The Trevi Fountain archive
Thursday 27 September 2012
The Trevi Fountain in Rome is a majestic example of Baroque marble carving
The Trevi Fountain is located in the Trevi district of Rome. It stands 26 metres high and 20 metres wide. As well as being the largest Baroque fountain in the city, the fountain is one of the most famous in the world. Every day it spills 80,000 cubic metres of water.
The design of the Trevi Fountain is based on three architectural elements: a facade made of travertine, statues of Carrara marble and a sea reef also made of travertine.
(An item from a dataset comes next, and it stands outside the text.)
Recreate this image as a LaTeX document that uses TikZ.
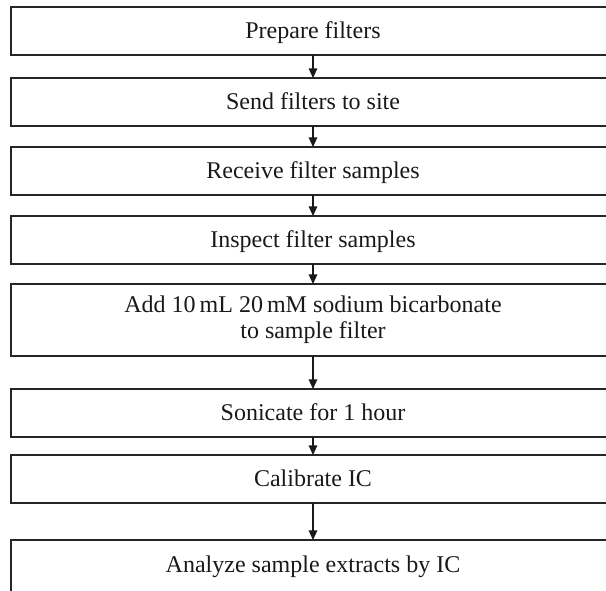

In the middle stands the sea God, Neptune, at 5.8 metres high, carried on his triumphal chariot by two horses jockied by two Tritons. One horse is restless; one is calm. One triton is strong and young; one is older and holds a twisted shell that he is using to announce their passage. The Tritons and horses provide symmetrical balance via the contrast in their moods and poses. Neptune is framed by free-standing columns for maximum light and shade.
In 1730 Pope Clement XII organised a contest to design the fountain which was won by Nicola Salvi. Work began in 1732, and the fountain was completed in 1762, long after Clement's death when Pietro Bracci's Neptune was set in the central niche.
There is a long-standing traditional legend that visitors who throw a coin into the fountain will be ensured a safe return to Rome. This theme was immortalised in the 1954 film Three Coins in the Fountain.